Real User Monitoring captures performance metrics from real user experiences with your application. The following documentation lists the performance metrics captured for pages, virtual pages (Single Page Applications), and XHR/AJAX calls.


Load time: The time it takes for the entirety of the page to load.

First Paint (FP): Measures the time between navigation and when the browser renders the first pixels to the screen, rendering anything that is visually different from what was on the screen prior to navigation.

First Contentful Paint (FCP): Measures when the browser renders the first bit of content from the DOM, providing the first feedback to the user that the page is actually loading.

First Paint, First Contentful Paint & Load Time Infographic

For each specific page, given that sufficient real user traffic is available, you can see its performance against further metrics, introduced by Google as core web vitals.

Each metric is presented as the average score over your selected timeframe. To most closely reflect scores considered by Google, set the timeframe to use the last 28 days.

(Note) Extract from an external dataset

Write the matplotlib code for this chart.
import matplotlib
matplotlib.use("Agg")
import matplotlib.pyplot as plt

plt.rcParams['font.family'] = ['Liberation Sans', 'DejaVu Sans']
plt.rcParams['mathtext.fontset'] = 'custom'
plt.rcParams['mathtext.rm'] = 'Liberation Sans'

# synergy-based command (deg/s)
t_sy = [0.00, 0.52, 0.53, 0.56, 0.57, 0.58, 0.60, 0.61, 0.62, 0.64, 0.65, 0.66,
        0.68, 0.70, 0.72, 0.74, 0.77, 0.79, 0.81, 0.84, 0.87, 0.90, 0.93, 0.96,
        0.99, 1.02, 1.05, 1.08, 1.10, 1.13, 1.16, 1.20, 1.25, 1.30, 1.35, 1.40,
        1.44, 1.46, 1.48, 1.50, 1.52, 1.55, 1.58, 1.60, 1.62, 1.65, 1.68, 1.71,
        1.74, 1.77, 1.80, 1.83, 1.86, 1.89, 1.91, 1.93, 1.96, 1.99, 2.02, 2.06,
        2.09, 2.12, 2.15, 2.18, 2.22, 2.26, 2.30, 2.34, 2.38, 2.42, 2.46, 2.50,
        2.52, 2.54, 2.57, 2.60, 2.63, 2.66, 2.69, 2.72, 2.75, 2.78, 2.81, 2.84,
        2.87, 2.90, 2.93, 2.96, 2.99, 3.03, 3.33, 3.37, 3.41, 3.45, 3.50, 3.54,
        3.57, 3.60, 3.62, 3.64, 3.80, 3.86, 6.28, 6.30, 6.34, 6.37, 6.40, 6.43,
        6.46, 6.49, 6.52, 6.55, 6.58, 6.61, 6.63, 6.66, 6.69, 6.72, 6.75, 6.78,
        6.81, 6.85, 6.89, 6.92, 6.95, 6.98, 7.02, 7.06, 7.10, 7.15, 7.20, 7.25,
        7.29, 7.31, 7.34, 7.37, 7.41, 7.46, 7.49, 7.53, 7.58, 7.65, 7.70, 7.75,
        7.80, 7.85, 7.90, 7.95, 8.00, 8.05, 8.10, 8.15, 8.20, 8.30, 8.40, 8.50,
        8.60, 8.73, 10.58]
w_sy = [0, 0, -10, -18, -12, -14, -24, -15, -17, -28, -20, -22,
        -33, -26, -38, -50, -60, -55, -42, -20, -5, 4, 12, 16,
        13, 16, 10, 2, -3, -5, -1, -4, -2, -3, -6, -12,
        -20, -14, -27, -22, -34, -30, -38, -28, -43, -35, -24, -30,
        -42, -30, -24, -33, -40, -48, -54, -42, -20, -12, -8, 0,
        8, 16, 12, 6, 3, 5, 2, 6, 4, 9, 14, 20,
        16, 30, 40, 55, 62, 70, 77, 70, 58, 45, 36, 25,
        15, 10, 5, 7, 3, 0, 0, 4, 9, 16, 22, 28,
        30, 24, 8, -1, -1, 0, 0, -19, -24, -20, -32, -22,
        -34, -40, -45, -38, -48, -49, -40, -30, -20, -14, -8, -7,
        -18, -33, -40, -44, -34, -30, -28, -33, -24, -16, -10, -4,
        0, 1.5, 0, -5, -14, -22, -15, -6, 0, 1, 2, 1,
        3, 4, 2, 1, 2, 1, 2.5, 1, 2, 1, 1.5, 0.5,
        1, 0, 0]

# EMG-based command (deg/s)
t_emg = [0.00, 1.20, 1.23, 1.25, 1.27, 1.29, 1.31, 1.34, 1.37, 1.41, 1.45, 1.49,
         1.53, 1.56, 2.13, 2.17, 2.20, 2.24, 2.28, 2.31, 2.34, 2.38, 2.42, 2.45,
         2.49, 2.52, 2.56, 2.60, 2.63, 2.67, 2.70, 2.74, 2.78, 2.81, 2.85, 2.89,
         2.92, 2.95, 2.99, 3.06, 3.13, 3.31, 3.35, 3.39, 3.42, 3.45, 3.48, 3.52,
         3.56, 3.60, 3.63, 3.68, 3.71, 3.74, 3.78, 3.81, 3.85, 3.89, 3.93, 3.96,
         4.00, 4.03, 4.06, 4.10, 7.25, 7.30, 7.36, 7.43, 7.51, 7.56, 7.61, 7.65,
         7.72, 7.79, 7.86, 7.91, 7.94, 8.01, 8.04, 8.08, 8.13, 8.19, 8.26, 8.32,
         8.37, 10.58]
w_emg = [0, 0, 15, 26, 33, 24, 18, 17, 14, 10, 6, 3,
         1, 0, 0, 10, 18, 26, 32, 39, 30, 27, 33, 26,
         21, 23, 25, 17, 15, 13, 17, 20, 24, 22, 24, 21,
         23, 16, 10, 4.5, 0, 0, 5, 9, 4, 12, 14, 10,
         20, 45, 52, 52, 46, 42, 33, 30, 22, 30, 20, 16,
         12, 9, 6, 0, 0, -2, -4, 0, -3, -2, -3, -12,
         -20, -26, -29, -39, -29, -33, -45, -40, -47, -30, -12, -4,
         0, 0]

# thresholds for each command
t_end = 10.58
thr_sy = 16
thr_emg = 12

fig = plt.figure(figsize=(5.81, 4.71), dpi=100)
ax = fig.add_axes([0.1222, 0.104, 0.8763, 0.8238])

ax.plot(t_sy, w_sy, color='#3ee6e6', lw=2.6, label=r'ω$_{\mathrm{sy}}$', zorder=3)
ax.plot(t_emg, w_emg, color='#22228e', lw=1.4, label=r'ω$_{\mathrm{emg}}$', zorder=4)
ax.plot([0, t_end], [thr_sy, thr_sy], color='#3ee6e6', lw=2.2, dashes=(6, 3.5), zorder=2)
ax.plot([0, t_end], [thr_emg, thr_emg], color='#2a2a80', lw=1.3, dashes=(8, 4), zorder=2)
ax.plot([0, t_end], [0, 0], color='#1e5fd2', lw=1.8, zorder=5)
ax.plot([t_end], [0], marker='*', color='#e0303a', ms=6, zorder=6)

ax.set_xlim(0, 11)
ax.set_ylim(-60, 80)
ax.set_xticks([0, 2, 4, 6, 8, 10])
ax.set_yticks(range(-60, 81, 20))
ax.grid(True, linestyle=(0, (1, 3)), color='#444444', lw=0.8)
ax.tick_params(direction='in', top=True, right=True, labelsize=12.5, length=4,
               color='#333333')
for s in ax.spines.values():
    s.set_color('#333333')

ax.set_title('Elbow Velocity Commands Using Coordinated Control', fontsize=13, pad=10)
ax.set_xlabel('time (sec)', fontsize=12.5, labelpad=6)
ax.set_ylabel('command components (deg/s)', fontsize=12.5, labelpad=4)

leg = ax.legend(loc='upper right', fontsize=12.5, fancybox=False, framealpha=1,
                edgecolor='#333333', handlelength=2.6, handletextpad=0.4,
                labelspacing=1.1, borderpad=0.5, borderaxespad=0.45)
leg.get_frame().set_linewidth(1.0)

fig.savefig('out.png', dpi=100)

The bar chart underneath the score details the according page load distribution, giving you an indication of the percentage of users with good, mediocre and poor experiences for this specific metric. Google considers a page passing their compliance if it meets the "good" targets at the 75th percentile for all of the above three metrics.

Largest Content Paint (LCP): Measures the time for the largest parts of content to be rendered on the screen. This can be any element(s) in the document object model (DOM), which means any text, image, or SVG is applicable. LCP is useful for understanding how long it takes for your website’s main content to appear on the page.

The largest content of a website is often used as a proxy measurement for the piece of content a user is looking for when they visit your website. Therefore, the longer it takes for this content to load, the longer users are waiting before they can see what they need.

First Input Delay (FID): Measures the time it takes for a browser to respond after a user interacts with your website. This is useful for understanding how long it can take for sensitive actions to operate. For example, a sign-in form to log users into your service or an "add to cart" button on an e-commerce website.

Cumulative Layout Shift (CLS): A value between 0 and 1 which measures the number of unexpected layout shifts occurring between a page loading and when it is hidden. The layout shift score is a calculation of the impact fraction (total visible area the element changes between two rendered frames) and the distance fraction (distance it has moved relative to the viewport).

CLS is useful for understanding how stable a page layout is. For example, if a user is trying to navigate to a different article by clicking a link, but it then moves due to an image loading in (or another page layout shifts) the user will have a frustrating experience.

Core Web Vitals


View Duration: The duration of time which the user has spent viewing this virtual page.

XHR Response Time: The time it took to receive a response for all XHR calls made on the page.


Load time: The time it took for the XHR request to respond.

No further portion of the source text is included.